Recorded data:
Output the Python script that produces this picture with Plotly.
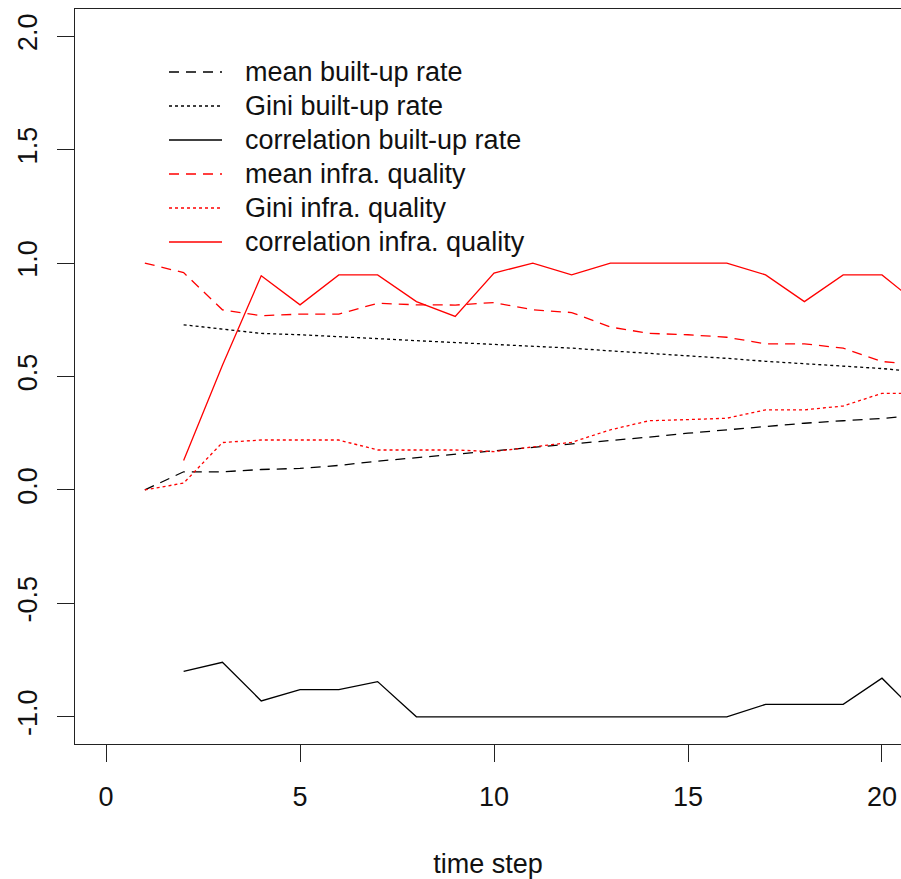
import plotly.graph_objects as go

steps = list(range(1, 22))
steps2 = list(range(2, 22))

mean_built = [0.0, 0.08, 0.08, 0.09, 0.095, 0.108, 0.127, 0.142, 0.157, 0.17, 0.185,
              0.203, 0.218, 0.233, 0.25, 0.265, 0.28, 0.294, 0.305, 0.315, 0.33]
gini_built = [0.728, 0.71, 0.69, 0.684, 0.677, 0.667, 0.658, 0.65, 0.643, 0.633,
              0.625, 0.613, 0.603, 0.59, 0.58, 0.567, 0.556, 0.547, 0.535, 0.52]
corr_built = [-0.80, -0.76, -0.93, -0.88, -0.88, -0.845, -1.0, -1.0, -1.0, -1.0,
              -1.0, -1.0, -1.0, -1.0, -1.0, -0.945, -0.945, -0.945, -0.83, -1.0]
mean_infra = [1.0, 0.958, 0.794, 0.768, 0.775, 0.775, 0.823, 0.816, 0.815, 0.826,
              0.794, 0.782, 0.718, 0.69, 0.684, 0.673, 0.644, 0.644, 0.625, 0.566, 0.55]
gini_infra = [0.0, 0.03, 0.209, 0.22, 0.22, 0.22, 0.176, 0.176, 0.176, 0.169, 0.19,
              0.21, 0.265, 0.305, 0.31, 0.316, 0.353, 0.353, 0.37, 0.426, 0.426]
corr_infra = [0.13, 0.55, 0.944, 0.816, 0.948, 0.948, 0.83, 0.765, 0.956, 1.0,
              0.948, 1.0, 1.0, 1.0, 1.0, 0.948, 0.83, 0.948, 0.948, 0.81]

legend_labels = ["mean built-up rate", "Gini built-up rate", "correlation built-up rate",
                 "mean infra. quality", "Gini infra. quality", "correlation infra. quality"]

DASH = "10px,7px"
DOT = "3px,3px"
series = [
    (steps, mean_built, "#000000", DASH),
    (steps2, gini_built, "#000000", DOT),
    (steps2, corr_built, "#000000", "solid"),
    (steps, mean_infra, "#ff0000", DASH),
    (steps, gini_infra, "#ff0000", DOT),
    (steps2, corr_infra, "#ff0000", "solid"),
]

W, H = 901, 879
L, R, T, B = 75, 0, 9, 135
pw, ph = W - L - R, H - T - B

fig = go.Figure()
for (xs, ys, col, dash), name in zip(series, legend_labels):
    fig.add_trace(go.Scatter(x=xs, y=ys, mode="lines", name=name, showlegend=False,
                             line=dict(color=col, width=1.3, dash=dash)))

FONT = "Liberation Sans, Arial, sans-serif"
FS = 27
shapes = []
annotations = []
row_y = [72, 106, 140, 174, 208, 242]
for (xs, ys, col, dash), name, py in zip(series, legend_labels, row_y):
    yp = (H - B - py) / ph
    shapes.append(dict(type="line", xref="paper", yref="paper",
                       x0=(169 - L) / pw, x1=(222 - L) / pw, y0=yp, y1=yp,
                       line=dict(color=col, width=1.3, dash=dash)))
    annotations.append(dict(text=name, xref="paper", yref="paper",
                            x=(243 - L) / pw, y=yp, xanchor="left", yanchor="middle",
                            showarrow=False, font=dict(size=FS, color="#111111", family=FONT)))

fig.update_layout(
    width=W, height=H,
    margin=dict(l=L, r=R, t=T, b=B, pad=0, autoexpand=False),
    paper_bgcolor="white", plot_bgcolor="white",
    showlegend=False,
    font=dict(family=FONT, size=FS, color="#111111"),
    shapes=shapes, annotations=annotations,
    xaxis=dict(range=[-0.8, 20.49], tickvals=[0, 5, 10, 15, 20], ticks="outside",
               ticklen=17, tickwidth=1, tickcolor="#222", showline=True, linecolor="#222",
               linewidth=1, mirror=True, showgrid=False, zeroline=False,
               ticklabelstandoff=12, automargin=False,
               title=dict(text="time step", font=dict(size=FS), standoff=43)),
    yaxis=dict(range=[-1.12, 2.12], tickvals=[-1, -0.5, 0, 0.5, 1, 1.5, 2],
               ticktext=["-1.0", "-0.5", "0.0", "0.5", "1.0", "1.5", "2.0"],
               tickangle=-90, ticks="outside", ticklen=17, tickwidth=1, tickcolor="#222",
               showline=True, linecolor="#222", linewidth=1, showgrid=False,
               zeroline=False, ticklabelstandoff=9, automargin=False),
)

fig.write_html("out.html", config={"displayModeBar": False})
with open("out.html", encoding="utf-8") as f:
    html = f.read()
html = html.replace("<head>", "<head><style>html,body{margin:0;padding:0;overflow:hidden;}</style>", 1)
with open("out.html", "w", encoding="utf-8") as f:
    f.write(html)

Problem description: Pictures excluded, repeat exactly the lines from the top of the material through the line with "steps2 = list(range(2, 22))", including both of those lines.

Output for this exercise:
Output the Python script that produces this picture with Plotly.
import plotly.graph_objects as go

steps = list(range(1, 22))
steps2 = list(range(2, 22))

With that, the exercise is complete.